No sé si ustedes saben que el estreno de Casablanca fue un fracaso y que la película fue retirada de los cines. Pero ocurrió algo singular y es que al presidente Roosevelt, que tenía magníficos asesores, buena parte de los cuales lo pasarían jodido años más tarde cuando llegó la “caza de brujas”, le pasaron el filme el último día del año 1942. Y descubrió que esa historia era una mina, porque compilaba todo aquello que la propaganda de Estados Unidos necesitaba. Acaba de celebrarse la cumbre de Casablanca donde Roosevelt y Churchill habían decidido romper definitivamente con el régimen de Vichy, apoyar a De Gaulle, invadir el norte de África y cumplimentar lo que sería “el comienzo de una gran amistad”.
Casablanca volvió a reestrenarse y fue nominada a ocho Oscar de Hollywood, y el mundo entero se quedó prendado de aquella historia de ilegales, conducida por un traficante de armas para la República española (lo que obligó a la censura franquista a manipular el doblaje), que hacía llamarse Rick –Humphrey Bogart–, instalado en un garito de Casablanca donde se traficaba con todo, incluidos pasaportes para la libertad, que era Estados Unidos. Consiguió tres Oscar, al mejor director –Michel Curtiz, un húngaro de 55 años que se llamaba Michaly Kertesz–, al mejor guión –lo que generó una pelea entre profesionales de alta graduación que nunca habían imaginado que aquello iba a resultar genial–, y mejor película, porque lo es, lo era y lo será.
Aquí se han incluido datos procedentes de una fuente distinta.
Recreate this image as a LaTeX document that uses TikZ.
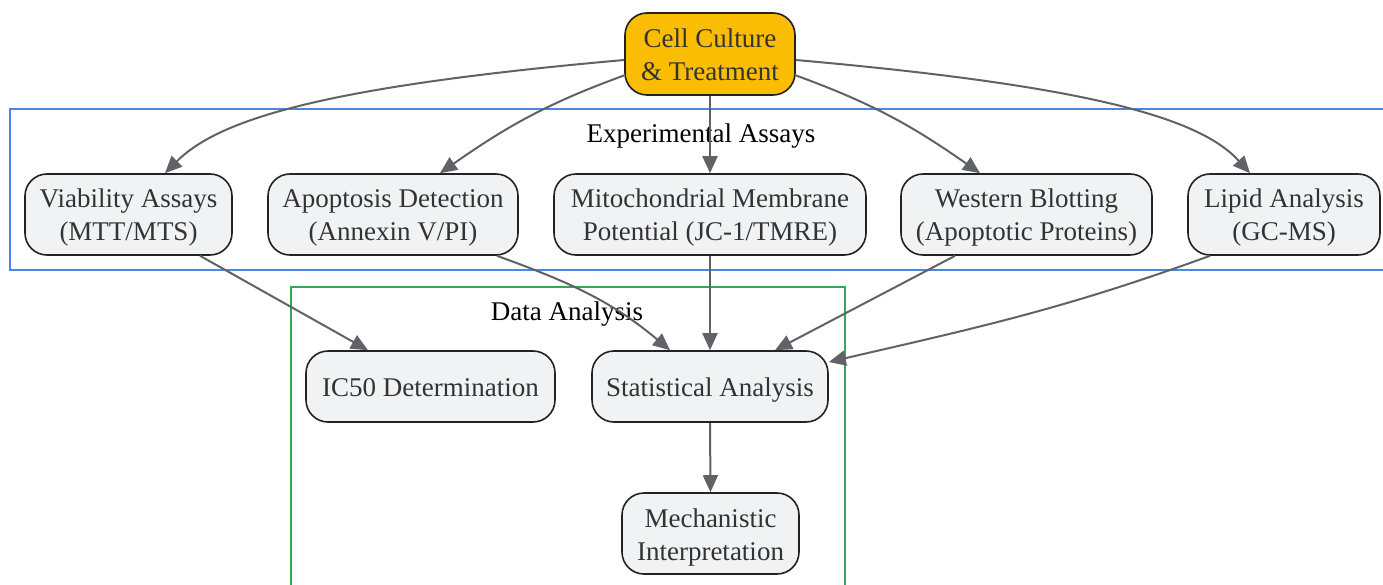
\documentclass[tikz,border=0pt]{standalone}
\usepackage{fontspec}
\setmainfont{Liberation Serif}
\usetikzlibrary{arrows.meta}
\definecolor{edgec}{HTML}{5F6368}
\definecolor{boxline}{HTML}{222222}
\definecolor{boxfill}{HTML}{F1F2F4}
\definecolor{cellfill}{HTML}{FBBC04}
\definecolor{textc}{HTML}{333333}
\definecolor{bluec}{HTML}{4A86E8}
\definecolor{greenc}{HTML}{34A853}
\newcommand{\hstrut}{\rule{0pt}{26pt}}
\newcommand{\dstrut}{\rule[-6pt]{0pt}{6pt}}
\begin{document}
\begin{tikzpicture}[x=1pt,y=-1pt,
  box/.style={draw=boxline, fill=boxfill, line width=1.6pt, rounded corners=22pt,
    align=center, inner sep=0pt, text=textc, font=\fontsize{27}{33}\selectfont},
  conn/.style={draw=edgec, line width=2pt, -{Triangle[length=17pt,width=15pt]}},
  clusterlabel/.style={inner sep=0pt, anchor=base, text=black, font=\fontsize{27}{33}\selectfont},
  bluebox/.style={draw=bluec, line width=1.6pt},
  greenbox/.style={draw=greenc, line width=1.6pt}]
\clip (0,0) rectangle (1383,585);
% clusters
\draw[bluebox] (10,109) rectangle (1400,270);
\node[clusterlabel] (explabel) at (701,143) {Experimental Assays};
\draw[greenbox] (291,287) rectangle (845,600);
\node[clusterlabel] (datalabel) at (567,320) {Data Analysis};
% nodes
\node[box, fill=cellfill, minimum width=170pt, minimum height=82pt] (cell) at (710,54) {\hstrut Cell Culture\\\& Treatment\dstrut};
\node[box, minimum width=207pt, minimum height=81pt] (viab) at (128.5,214.5) {\hstrut Viability Assays\\(MTT/MTS)\dstrut};
\node[box, minimum width=250pt, minimum height=81pt] (apop) at (393,214.5) {\hstrut Apoptosis Detection\\(Annexin V/PI)\dstrut};
\node[box, minimum width=312pt, minimum height=81pt] (mito) at (710,214.5) {\hstrut Mitochondrial Membrane\\Potential (JC-1/TMRE)\dstrut};
\node[box, minimum width=251pt, minimum height=81pt] (west) at (1026.5,214.5) {\hstrut Western Blotting\\(Apoptotic Proteins)\dstrut};
\node[box, minimum width=192pt, minimum height=81pt] (lipid) at (1284,214.5) {\hstrut Lipid Analysis\\(GC-MS)\dstrut};
\node[box, minimum width=249pt, minimum height=71pt] (ic50) at (430.5,386.5) {\hstrut IC50 Determination\dstrut};
\node[box, minimum width=236pt, minimum height=71pt] (stat) at (710,386.5) {\hstrut Statistical Analysis\dstrut};
\node[box, minimum width=177pt, minimum height=81pt] (mech) at (710.5,533.5) {\hstrut Mechanistic\\Interpretation\dstrut};
% edges
\draw[conn] (cell.184) .. controls (330,86) and (220,118) .. ([xshift=36.5pt]viab.north);
\draw[conn] (cell.194) to[out=200, in=35] ([xshift=47pt]apop.north);
\draw[conn] (cell.south) -- (mito.north);
\draw[conn] (cell.346) to[out=-20, in=145] ([xshift=-46.5pt]west.north);
\draw[conn] (cell.356) .. controls (1090,86) and (1200,118) .. ([xshift=-34pt]lipid.north);
\draw[conn] ([xshift=71.5pt]viab.south) -- ([xshift=-62.5pt]ic50.north);
\draw[conn] ([xshift=104pt]apop.south) to[out=-20, in=140] ([xshift=-40pt]stat.north);
\draw[conn] (mito.south) -- (stat.north);
\draw[conn] ([xshift=-71.5pt]west.south) -- ([xshift=65pt]stat.north);
\draw[conn] ([xshift=-74pt]lipid.south) to[out=-160, in=13] ([yshift=24.5pt]stat.east);
\draw[conn] (stat.south) -- (mech.north);
\end{tikzpicture}
\end{document}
Aunque me temo que el tiempo no confirme los cánones del pasado, y ahora un héroe como Rick, capaz de renunciar a una pasión amorosa para facilitar el triunfo de una idea, la que encarna el político Lazlo, aquel irresistible Paul Henreid, sea hoy aceptado sin una sonrisa de desdén.
Entre El Havre y Casablanca hay una distancia muy corta. El triunfo de la dignidad, el humor de los guionistas –Kaurismaki logra diálogos que hubieran hecho las delicias de los gemelos Epstein; como ese en que el protagonista trata de pasar por hermano de un negro encarcelado, y ante el estupor del funcionario asegura, impertérrito, que se trata del “albino de la familia”, o aquel otro, donde a la pregunta ¿por qué he de creerle?, él responde: “Por mis ojos azules”. También y sobre todo por la emigración ilegal. En Casablanca política, en El Havre económica; dos épocas y el mismo Estado que se encarga de reprimirlas.
En un hermoso artículo Mercè Ibarz asegura que El Havre es “una preciosa elegía”, y añade con intención: “Lleve usted a los críos, oiga”. No creo que nos oigan, pero me sumo a la propuesta.